WRITTEN PROBLEM: Exactly the lines from the start of the data below through the line that contains "const FONT = 'Liberation" are to be copied, with pictures left out.

RECORDED DATA:
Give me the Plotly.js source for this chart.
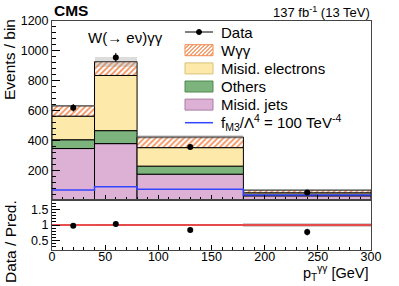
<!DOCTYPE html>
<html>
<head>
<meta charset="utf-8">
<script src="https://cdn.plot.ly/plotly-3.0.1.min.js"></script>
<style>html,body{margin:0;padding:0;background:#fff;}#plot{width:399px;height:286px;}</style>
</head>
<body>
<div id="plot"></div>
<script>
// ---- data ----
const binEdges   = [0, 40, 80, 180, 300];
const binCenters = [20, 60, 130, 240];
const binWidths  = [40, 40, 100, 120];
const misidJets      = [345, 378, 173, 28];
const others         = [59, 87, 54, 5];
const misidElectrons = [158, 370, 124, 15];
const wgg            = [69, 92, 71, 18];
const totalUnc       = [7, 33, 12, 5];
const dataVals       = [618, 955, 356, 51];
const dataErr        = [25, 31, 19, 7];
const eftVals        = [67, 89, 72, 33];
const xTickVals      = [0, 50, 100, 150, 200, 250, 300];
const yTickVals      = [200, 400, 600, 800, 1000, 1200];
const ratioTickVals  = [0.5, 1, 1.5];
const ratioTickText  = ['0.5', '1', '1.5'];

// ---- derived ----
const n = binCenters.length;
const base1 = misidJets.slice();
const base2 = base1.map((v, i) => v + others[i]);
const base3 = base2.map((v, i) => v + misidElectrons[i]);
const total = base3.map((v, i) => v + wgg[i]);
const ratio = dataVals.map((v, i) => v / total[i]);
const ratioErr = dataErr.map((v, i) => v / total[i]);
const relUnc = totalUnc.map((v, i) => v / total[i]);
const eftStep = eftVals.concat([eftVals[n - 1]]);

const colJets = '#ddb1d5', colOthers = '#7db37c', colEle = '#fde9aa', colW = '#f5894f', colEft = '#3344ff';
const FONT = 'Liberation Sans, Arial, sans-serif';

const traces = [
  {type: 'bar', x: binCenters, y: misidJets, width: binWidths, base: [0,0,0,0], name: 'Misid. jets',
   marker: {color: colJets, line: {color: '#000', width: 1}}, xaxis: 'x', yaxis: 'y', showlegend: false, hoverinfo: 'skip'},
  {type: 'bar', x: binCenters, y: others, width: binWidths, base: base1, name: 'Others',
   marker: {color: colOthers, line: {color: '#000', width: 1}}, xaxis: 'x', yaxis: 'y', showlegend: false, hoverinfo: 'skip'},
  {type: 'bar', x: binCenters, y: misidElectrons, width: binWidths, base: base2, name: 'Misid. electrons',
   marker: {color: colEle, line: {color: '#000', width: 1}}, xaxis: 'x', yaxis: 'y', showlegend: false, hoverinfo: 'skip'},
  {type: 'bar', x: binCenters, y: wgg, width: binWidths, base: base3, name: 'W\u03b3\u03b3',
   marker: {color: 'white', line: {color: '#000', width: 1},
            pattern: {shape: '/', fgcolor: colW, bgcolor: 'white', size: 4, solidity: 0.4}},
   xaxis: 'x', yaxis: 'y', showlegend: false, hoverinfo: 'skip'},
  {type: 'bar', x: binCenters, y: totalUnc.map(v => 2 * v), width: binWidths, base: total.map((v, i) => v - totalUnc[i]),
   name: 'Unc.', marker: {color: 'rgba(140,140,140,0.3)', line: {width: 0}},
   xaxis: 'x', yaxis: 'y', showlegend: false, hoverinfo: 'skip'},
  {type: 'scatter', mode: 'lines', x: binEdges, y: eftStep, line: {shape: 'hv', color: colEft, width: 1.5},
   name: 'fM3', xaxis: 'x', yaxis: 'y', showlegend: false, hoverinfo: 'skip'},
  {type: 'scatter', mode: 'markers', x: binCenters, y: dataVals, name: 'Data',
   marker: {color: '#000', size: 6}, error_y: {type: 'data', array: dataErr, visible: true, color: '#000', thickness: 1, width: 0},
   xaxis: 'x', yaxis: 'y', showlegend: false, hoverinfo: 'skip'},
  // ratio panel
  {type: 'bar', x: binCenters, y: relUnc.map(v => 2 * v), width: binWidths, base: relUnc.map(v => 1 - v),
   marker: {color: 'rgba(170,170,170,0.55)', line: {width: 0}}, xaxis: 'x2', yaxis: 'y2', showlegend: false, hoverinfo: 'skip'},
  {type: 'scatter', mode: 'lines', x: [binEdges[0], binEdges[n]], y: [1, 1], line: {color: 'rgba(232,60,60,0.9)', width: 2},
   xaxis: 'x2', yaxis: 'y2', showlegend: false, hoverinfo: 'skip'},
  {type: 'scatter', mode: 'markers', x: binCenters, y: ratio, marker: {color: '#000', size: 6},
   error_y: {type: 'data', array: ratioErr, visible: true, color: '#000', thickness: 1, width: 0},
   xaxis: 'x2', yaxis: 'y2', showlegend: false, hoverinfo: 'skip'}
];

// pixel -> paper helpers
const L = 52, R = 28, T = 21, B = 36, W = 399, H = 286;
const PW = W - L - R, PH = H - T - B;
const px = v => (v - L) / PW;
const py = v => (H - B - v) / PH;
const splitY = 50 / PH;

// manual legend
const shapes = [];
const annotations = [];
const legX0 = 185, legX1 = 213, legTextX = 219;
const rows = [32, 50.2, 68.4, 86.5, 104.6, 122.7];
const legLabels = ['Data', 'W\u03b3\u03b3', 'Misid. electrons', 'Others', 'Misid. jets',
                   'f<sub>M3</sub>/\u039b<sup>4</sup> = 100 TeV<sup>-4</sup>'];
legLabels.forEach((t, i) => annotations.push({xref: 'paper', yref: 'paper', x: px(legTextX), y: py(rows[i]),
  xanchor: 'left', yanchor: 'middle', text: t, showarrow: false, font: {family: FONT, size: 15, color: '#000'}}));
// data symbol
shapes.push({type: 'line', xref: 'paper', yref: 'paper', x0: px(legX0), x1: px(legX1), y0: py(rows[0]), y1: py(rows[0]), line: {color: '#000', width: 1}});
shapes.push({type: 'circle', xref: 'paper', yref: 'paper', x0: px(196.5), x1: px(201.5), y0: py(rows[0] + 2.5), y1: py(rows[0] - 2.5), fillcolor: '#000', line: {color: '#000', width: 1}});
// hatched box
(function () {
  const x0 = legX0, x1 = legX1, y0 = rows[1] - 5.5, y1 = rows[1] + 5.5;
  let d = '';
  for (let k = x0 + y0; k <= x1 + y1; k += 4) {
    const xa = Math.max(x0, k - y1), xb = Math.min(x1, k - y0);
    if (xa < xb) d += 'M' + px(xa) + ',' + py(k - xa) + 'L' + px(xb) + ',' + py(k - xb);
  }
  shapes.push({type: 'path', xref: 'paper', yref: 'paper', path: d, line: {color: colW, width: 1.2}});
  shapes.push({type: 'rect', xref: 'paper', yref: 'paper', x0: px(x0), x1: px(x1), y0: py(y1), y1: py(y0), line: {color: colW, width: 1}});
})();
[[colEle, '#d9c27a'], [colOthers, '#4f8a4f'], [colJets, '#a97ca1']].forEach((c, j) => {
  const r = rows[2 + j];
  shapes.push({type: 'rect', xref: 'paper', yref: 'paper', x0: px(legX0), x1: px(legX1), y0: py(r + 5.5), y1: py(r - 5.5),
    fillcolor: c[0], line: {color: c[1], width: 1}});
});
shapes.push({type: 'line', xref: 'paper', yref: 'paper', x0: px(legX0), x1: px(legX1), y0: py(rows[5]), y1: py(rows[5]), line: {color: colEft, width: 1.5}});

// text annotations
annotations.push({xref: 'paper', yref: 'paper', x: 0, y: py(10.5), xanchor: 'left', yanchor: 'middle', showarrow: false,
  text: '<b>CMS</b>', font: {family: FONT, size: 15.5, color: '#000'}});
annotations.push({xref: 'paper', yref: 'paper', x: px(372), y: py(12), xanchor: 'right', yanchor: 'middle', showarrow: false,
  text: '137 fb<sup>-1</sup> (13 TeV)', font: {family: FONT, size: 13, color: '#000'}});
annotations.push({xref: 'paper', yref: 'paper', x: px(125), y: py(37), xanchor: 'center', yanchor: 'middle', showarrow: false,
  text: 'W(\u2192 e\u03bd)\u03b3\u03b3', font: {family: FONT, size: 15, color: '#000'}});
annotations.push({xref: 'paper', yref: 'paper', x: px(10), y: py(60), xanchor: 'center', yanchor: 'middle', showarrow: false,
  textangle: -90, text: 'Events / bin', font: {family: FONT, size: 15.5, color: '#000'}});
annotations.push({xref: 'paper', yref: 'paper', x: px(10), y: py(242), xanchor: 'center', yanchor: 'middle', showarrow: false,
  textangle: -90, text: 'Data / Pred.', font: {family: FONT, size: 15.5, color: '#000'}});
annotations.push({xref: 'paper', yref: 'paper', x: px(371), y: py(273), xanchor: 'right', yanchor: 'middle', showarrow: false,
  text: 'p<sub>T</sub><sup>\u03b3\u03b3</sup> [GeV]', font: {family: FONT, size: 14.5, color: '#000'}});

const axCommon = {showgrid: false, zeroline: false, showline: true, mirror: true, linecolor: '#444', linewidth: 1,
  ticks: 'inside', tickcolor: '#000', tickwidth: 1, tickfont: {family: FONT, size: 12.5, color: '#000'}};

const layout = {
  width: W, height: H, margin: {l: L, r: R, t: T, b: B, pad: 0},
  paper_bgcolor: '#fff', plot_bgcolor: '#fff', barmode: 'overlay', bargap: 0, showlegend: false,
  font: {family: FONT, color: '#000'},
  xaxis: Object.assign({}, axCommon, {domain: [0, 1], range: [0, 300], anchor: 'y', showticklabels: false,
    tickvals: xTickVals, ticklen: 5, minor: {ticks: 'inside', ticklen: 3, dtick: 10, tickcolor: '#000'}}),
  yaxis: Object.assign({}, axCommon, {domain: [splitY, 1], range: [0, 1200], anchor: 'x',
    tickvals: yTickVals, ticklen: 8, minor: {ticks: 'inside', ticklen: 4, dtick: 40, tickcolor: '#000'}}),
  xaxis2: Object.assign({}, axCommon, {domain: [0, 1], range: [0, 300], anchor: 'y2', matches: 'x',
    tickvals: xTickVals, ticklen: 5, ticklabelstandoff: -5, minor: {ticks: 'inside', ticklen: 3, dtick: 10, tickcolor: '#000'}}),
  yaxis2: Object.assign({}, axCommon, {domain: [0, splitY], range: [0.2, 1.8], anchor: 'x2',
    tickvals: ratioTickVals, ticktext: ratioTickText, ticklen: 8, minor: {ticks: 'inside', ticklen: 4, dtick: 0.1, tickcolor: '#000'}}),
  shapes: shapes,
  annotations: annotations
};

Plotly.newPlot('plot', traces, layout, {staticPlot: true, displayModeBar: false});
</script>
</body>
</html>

TASK SOLUTION:
Give me the Plotly.js source for this chart.
<!DOCTYPE html>
<html>
<head>
<meta charset="utf-8">
<script src="https://cdn.plot.ly/plotly-3.0.1.min.js"></script>
<style>html,body{margin:0;padding:0;background:#fff;}#plot{width:399px;height:286px;}</style>
</head>
<body>
<div id="plot"></div>
<script>
// ---- data ----
const binEdges   = [0, 40, 80, 180, 300];
const binCenters = [20, 60, 130, 240];
const binWidths  = [40, 40, 100, 120];
const misidJets      = [345, 378, 173, 28];
const others         = [59, 87, 54, 5];
const misidElectrons = [158, 370, 124, 15];
const wgg            = [69, 92, 71, 18];
const totalUnc       = [7, 33, 12, 5];
const dataVals       = [618, 955, 356, 51];
const dataErr        = [25, 31, 19, 7];
const eftVals        = [67, 89, 72, 33];
const xTickVals      = [0, 50, 100, 150, 200, 250, 300];
const yTickVals      = [200, 400, 600, 800, 1000, 1200];
const ratioTickVals  = [0.5, 1, 1.5];
const ratioTickText  = ['0.5', '1', '1.5'];

// ---- derived ----
const n = binCenters.length;
const base1 = misidJets.slice();
const base2 = base1.map((v, i) => v + others[i]);
const base3 = base2.map((v, i) => v + misidElectrons[i]);
const total = base3.map((v, i) => v + wgg[i]);
const ratio = dataVals.map((v, i) => v / total[i]);
const ratioErr = dataErr.map((v, i) => v / total[i]);
const relUnc = totalUnc.map((v, i) => v / total[i]);
const eftStep = eftVals.concat([eftVals[n - 1]]);

const colJets = '#ddb1d5', colOthers = '#7db37c', colEle = '#fde9aa', colW = '#f5894f', colEft = '#3344ff';
const FONT = 'Liberation Sans, Arial, sans-serif';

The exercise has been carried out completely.